Quick wins (do this week):

  • If competitors have service-area pages you don't, add them
  • If their Google rating is higher, launch a review generation campaign
  • If their website has a feature yours lacks (online booking, quote request), add it

Medium-term improvements (next 30 days):

  • Develop content around topics they haven't covered
  • Add testimonials and case studies if they have more social proof
  • Improve page speed and mobile experience if you're behind them

Strategic gaps (next quarter):

  • If they're dominating a specific keyword, develop a content strategy to compete
  • If they have a product or service you don't, evaluate whether to add it
  • If their brand is much stronger, invest in brand-building content

Common Competitive Analysis Mistakes

Mistake 1: Analyzing too many competitors Three to five competitors analyzed deeply beats ten competitors scanned superficially.

Mistake 2: Copying instead of differentiating Your goal is to understand the competitive landscape, not to become a clone of whoever ranks #1. Find the gaps they're leaving and fill them differently.

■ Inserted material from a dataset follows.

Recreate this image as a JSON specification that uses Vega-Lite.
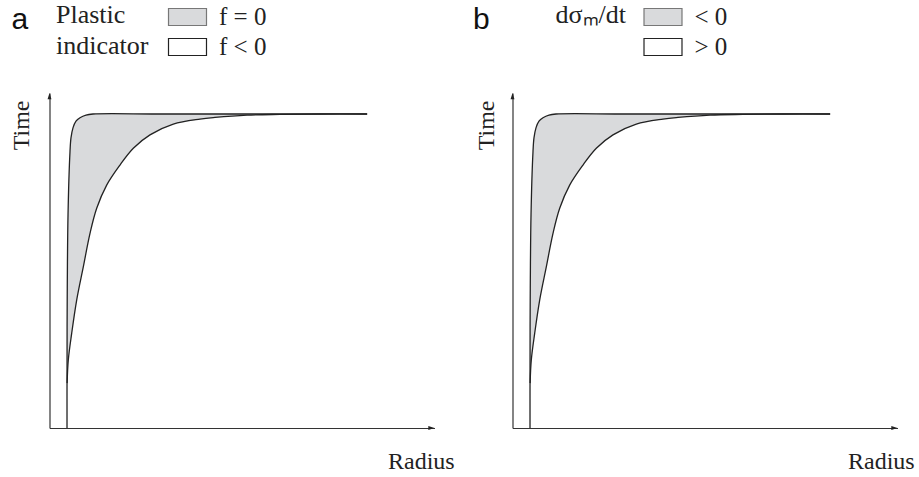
{
  "$schema": "https://vega.github.io/schema/vega-lite/v6.json",
  "background": "white",
  "autosize": {"type": "none"},
  "padding": {"left": 49.5, "top": 93, "right": 869.5, "bottom": 384},
  "config": {
    "view": {"stroke": null},
    "font": "Liberation Serif",
    "axis": {
      "domainColor": "#333333",
      "domainWidth": 1.2,
      "ticks": false,
      "labels": false,
      "grid": false,
      "titleFont": "Liberation Serif",
      "titleFontSize": 24,
      "titleFontWeight": "normal",
      "titleColor": "#222222"
    },
    "legend": {
      "orient": "none",
      "direction": "vertical",
      "padding": 0,
      "titleOrient": "left",
      "titleAnchor": "start",
      "titleAlign": "left",
      "titleFont": "Liberation Serif",
      "titleFontSize": 26,
      "titleFontWeight": "normal",
      "titleColor": "#222222",
      "titleBaseline": "top",
      "titleLineHeight": 31,
      "symbolType": "M-1.31,-0.586H1.31V0.586H-1.31Z",
      "symbolSize": 841,
      "symbolStrokeColor": "#333333",
      "symbolStrokeWidth": 1.2,
      "labelFont": "Liberation Serif",
      "labelFontSize": 25,
      "labelColor": "#222222",
      "labelOffset": 16,
      "rowPadding": 1
    },
    "title": {
      "font": "Liberation Sans",
      "fontSize": 30,
      "fontWeight": "normal",
      "color": "#111111",
      "anchor": "start",
      "frame": "group"
    }
  },
  "datasets": {
    "curves": [
      {"curve": "left", "i": 0, "r": 4.55, "t": 0},
      {"curve": "left", "i": 1, "r": 4.55, "t": 13.4},
      {"curve": "left", "i": 2, "r": 4.6, "t": 38.2},
      {"curve": "left", "i": 3, "r": 4.81, "t": 63.6},
      {"curve": "left", "i": 4, "r": 5.32, "t": 82.4},
      {"curve": "left", "i": 5, "r": 5.58, "t": 86.6},
      {"curve": "left", "i": 6, "r": 6.1, "t": 89.6},
      {"curve": "left", "i": 7, "r": 6.88, "t": 91.6},
      {"curve": "left", "i": 8, "r": 7.92, "t": 92.6},
      {"curve": "left", "i": 9, "r": 9.48, "t": 93.4},
      {"curve": "left", "i": 10, "r": 11.3, "t": 93.73},
      {"curve": "left", "i": 11, "r": 30, "t": 93.73},
      {"curve": "left", "i": 12, "r": 82.5, "t": 93.73},
      {"curve": "right", "i": 0, "r": 4.58, "t": 13.4},
      {"curve": "right", "i": 1, "r": 4.88, "t": 20.3},
      {"curve": "right", "i": 2, "r": 5.77, "t": 28.3},
      {"curve": "right", "i": 3, "r": 7.06, "t": 38.2},
      {"curve": "right", "i": 4, "r": 8.78, "t": 48.1},
      {"curve": "right", "i": 5, "r": 10.52, "t": 58.1},
      {"curve": "right", "i": 6, "r": 12.26, "t": 65.6},
      {"curve": "right", "i": 7, "r": 14.85, "t": 72.5},
      {"curve": "right", "i": 8, "r": 18.31, "t": 78.5},
      {"curve": "right", "i": 9, "r": 21.77, "t": 83.5},
      {"curve": "right", "i": 10, "r": 26.1, "t": 87.5},
      {"curve": "right", "i": 11, "r": 32.16, "t": 90.7},
      {"curve": "right", "i": 12, "r": 39.09, "t": 92.2},
      {"curve": "right", "i": 13, "r": 42.99, "t": 92.7},
      {"curve": "right", "i": 14, "r": 51.3, "t": 93.4},
      {"curve": "right", "i": 15, "r": 59.87, "t": 93.62},
      {"curve": "right", "i": 16, "r": 70.26, "t": 93.73},
      {"curve": "right", "i": 17, "r": 82.5, "t": 93.73}
    ],
    "areaA": [
      {"region": "f = 0", "t": 13.4, "r": 4.58, "r2": 4.58},
      {"region": "f = 0", "t": 20.3, "r": 4.58, "r2": 4.88},
      {"region": "f = 0", "t": 28.3, "r": 4.59, "r2": 5.77},
      {"region": "f = 0", "t": 38.2, "r": 4.6, "r2": 7.06},
      {"region": "f = 0", "t": 48.1, "r": 4.68, "r2": 8.78},
      {"region": "f = 0", "t": 58.1, "r": 4.76, "r2": 10.52},
      {"region": "f = 0", "t": 65.6, "r": 4.84, "r2": 12.26},
      {"region": "f = 0", "t": 72.5, "r": 4.98, "r2": 14.85},
      {"region": "f = 0", "t": 78.5, "r": 5.18, "r2": 18.31},
      {"region": "f = 0", "t": 83.5, "r": 5.38, "r2": 21.77},
      {"region": "f = 0", "t": 87.5, "r": 5.75, "r2": 26.1},
      {"region": "f = 0", "t": 89.6, "r": 6.1, "r2": 30.1},
      {"region": "f = 0", "t": 90.7, "r": 6.4, "r2": 32.16},
      {"region": "f = 0", "t": 91.6, "r": 6.88, "r2": 36.3},
      {"region": "f = 0", "t": 92.2, "r": 7.5, "r2": 39.09},
      {"region": "f = 0", "t": 92.7, "r": 8.1, "r2": 42.99},
      {"region": "f = 0", "t": 93.4, "r": 9.48, "r2": 51.3},
      {"region": "f = 0", "t": 93.62, "r": 10.5, "r2": 59.87},
      {"region": "f = 0", "t": 93.73, "r": 11.3, "r2": 70.26}
    ],
    "areaB": [
      {"region": "< 0", "t": 13.4, "r": 4.58, "r2": 4.58},
      {"region": "< 0", "t": 20.3, "r": 4.58, "r2": 4.88},
      {"region": "< 0", "t": 28.3, "r": 4.59, "r2": 5.77},
      {"region": "< 0", "t": 38.2, "r": 4.6, "r2": 7.06},
      {"region": "< 0", "t": 48.1, "r": 4.68, "r2": 8.78},
      {"region": "< 0", "t": 58.1, "r": 4.76, "r2": 10.52},
      {"region": "< 0", "t": 65.6, "r": 4.84, "r2": 12.26},
      {"region": "< 0", "t": 72.5, "r": 4.98, "r2": 14.85},
      {"region": "< 0", "t": 78.5, "r": 5.18, "r2": 18.31},
      {"region": "< 0", "t": 83.5, "r": 5.38, "r2": 21.77},
      {"region": "< 0", "t": 87.5, "r": 5.75, "r2": 26.1},
      {"region": "< 0", "t": 89.6, "r": 6.1, "r2": 30.1},
      {"region": "< 0", "t": 90.7, "r": 6.4, "r2": 32.16},
      {"region": "< 0", "t": 91.6, "r": 6.88, "r2": 36.3},
      {"region": "< 0", "t": 92.2, "r": 7.5, "r2": 39.09},
      {"region": "< 0", "t": 92.7, "r": 8.1, "r2": 42.99},
      {"region": "< 0", "t": 93.4, "r": 9.48, "r2": 51.3},
      {"region": "< 0", "t": 93.62, "r": 10.5, "r2": 59.87},
      {"region": "< 0", "t": 93.73, "r": 11.3, "r2": 70.26}
    ],
    "arrows": [
      {"dir": "right", "r": 100, "t": 0},
      {"dir": "up", "r": 0, "t": 100}
    ]
  },
  "bounds": "flush",
  "spacing": 78,
  "resolve": {"scale": {"fill": "independent"}, "legend": {"fill": "independent"}},
  "hconcat": [
    {
      "width": 385,
      "height": 335,
      "title": {"text": "a", "dx": -38, "dy": 37},
      "layer": [
        {
          "data": {"name": "areaA"},
          "mark": {"type": "area", "orient": "horizontal", "interpolate": "catmull-rom"},
          "encoding": {
            "y": {"field": "t", "type": "quantitative", "scale": {"domain": [0, 100], "nice": false, "zero": false},
                  "axis": {"title": "Time", "titleAngle": -90, "titleAlign": "right", "titleBaseline": "alphabetic", "titleX": -21, "titleY": 7}},
            "x": {"field": "r", "type": "quantitative", "scale": {"domain": [0, 100], "nice": false, "zero": false},
                  "axis": {"title": "Radius", "titleAngle": 0, "titleAlign": "left", "titleBaseline": "alphabetic", "titleX": 338, "titleY": 40}},
            "x2": {"field": "r2"},
            "fill": {"field": "region", "type": "nominal",
                     "scale": {"domain": ["f = 0", "f < 0"], "range": ["#d9dadc", "#ffffff"]},
                     "legend": {"title": ["Plastic", "indicator"], "legendX": 6.5, "legendY": -91.5, "titlePadding": 23,
                                "encode": {"symbols": {"update": {"stroke": {"signal": "datum.value === 'f = 0' ? '#777777' : '#222222'"}}}}}}
          }
        },
        {
          "data": {"name": "curves"},
          "mark": {"type": "line", "interpolate": "catmull-rom", "color": "#222222", "strokeWidth": 1.3},
          "encoding": {
            "x": {"field": "r", "type": "quantitative"},
            "y": {"field": "t", "type": "quantitative"},
            "detail": {"field": "curve", "type": "nominal"},
            "order": {"field": "i", "type": "quantitative"}
          }
        },
        {
          "data": {"name": "arrows"},
          "mark": {"type": "point", "filled": true, "color": "#222222", "opacity": 1, "size": 60, "strokeWidth": 0},
          "encoding": {
            "x": {"field": "r", "type": "quantitative"},
            "y": {"field": "t", "type": "quantitative"},
            "shape": {"field": "dir", "type": "nominal",
                      "scale": {"domain": ["up", "right"], "range": ["M0,0L-0.5,1.6L0.5,1.6Z", "M0,0L-1.6,-0.5L-1.6,0.5Z"]},
                      "legend": null}
          }
        }
      ]
    },
    {
      "width": 385,
      "height": 335,
      "title": {"text": "b", "dx": -39.5, "dy": 37},
      "layer": [
        {
          "data": {"name": "areaB"},
          "mark": {"type": "area", "orient": "horizontal", "interpolate": "catmull-rom"},
          "encoding": {
            "y": {"field": "t", "type": "quantitative", "scale": {"domain": [0, 100], "nice": false, "zero": false},
                  "axis": {"title": "Time", "titleAngle": -90, "titleAlign": "right", "titleBaseline": "alphabetic", "titleX": -19.5, "titleY": 7}},
            "x": {"field": "r", "type": "quantitative", "scale": {"domain": [0, 100], "nice": false, "zero": false},
                  "axis": {"title": "Radius", "titleAngle": 0, "titleAlign": "left", "titleBaseline": "alphabetic", "titleX": 335, "titleY": 40}},
            "x2": {"field": "r2"},
            "fill": {"field": "region", "type": "nominal",
                     "scale": {"domain": ["< 0", "> 0"], "range": ["#d9dadc", "#ffffff"]},
                     "legend": {"title": "dσₘ/dt", "legendX": 43, "legendY": -91.5, "titlePadding": 21,
                                "encode": {"symbols": {"update": {"stroke": {"signal": "datum.value === '< 0' ? '#777777' : '#222222'"}}}}}}
          }
        },
        {
          "data": {"name": "curves"},
          "mark": {"type": "line", "interpolate": "catmull-rom", "color": "#222222", "strokeWidth": 1.3},
          "encoding": {
            "x": {"field": "r", "type": "quantitative"},
            "y": {"field": "t", "type": "quantitative"},
            "detail": {"field": "curve", "type": "nominal"},
            "order": {"field": "i", "type": "quantitative"}
          }
        },
        {
          "data": {"name": "arrows"},
          "mark": {"type": "point", "filled": true, "color": "#222222", "opacity": 1, "size": 60, "strokeWidth": 0},
          "encoding": {
            "x": {"field": "r", "type": "quantitative"},
            "y": {"field": "t", "type": "quantitative"},
            "shape": {"field": "dir", "type": "nominal",
                      "scale": {"domain": ["up", "right"], "range": ["M0,0L-0.5,1.6L0.5,1.6Z", "M0,0L-1.6,-0.5L-1.6,0.5Z"]},
                      "legend": null}
          }
        }
      ]
    }
  ]
}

Mistake 3: Ignoring "dark competitors" Sometimes your toughest competition isn't in Google results — it's the established local business that's been around for 20 years and has all the referrals. Factor in word-of-mouth competitors, not just digital ones.

Mistake 4: Analysis paralysis Perfect competitive analysis is the enemy of good marketing action. Spend 30 minutes, identify 3-5 actionable gaps, and go fix them. You can repeat this process quarterly.

The 30-Minute Competitive Analysis Checklist

Use this every quarter to stay current:

  • Identify top 3-5 competitors (search your main keyword incognito)
  • Note their homepage headline, CTA, and target customer
  • Check their services page depth
  • Assess blog quality and recency
  • Note their review count and average rating
  • Check their Domain Authority
  • List 3 gaps where you can differentiate
  • Pick 1 quick win to implement this week

This process takes 30 minutes and keeps your marketing grounded in reality instead of assumptions. Run it quarterly and you'll always know where you stand.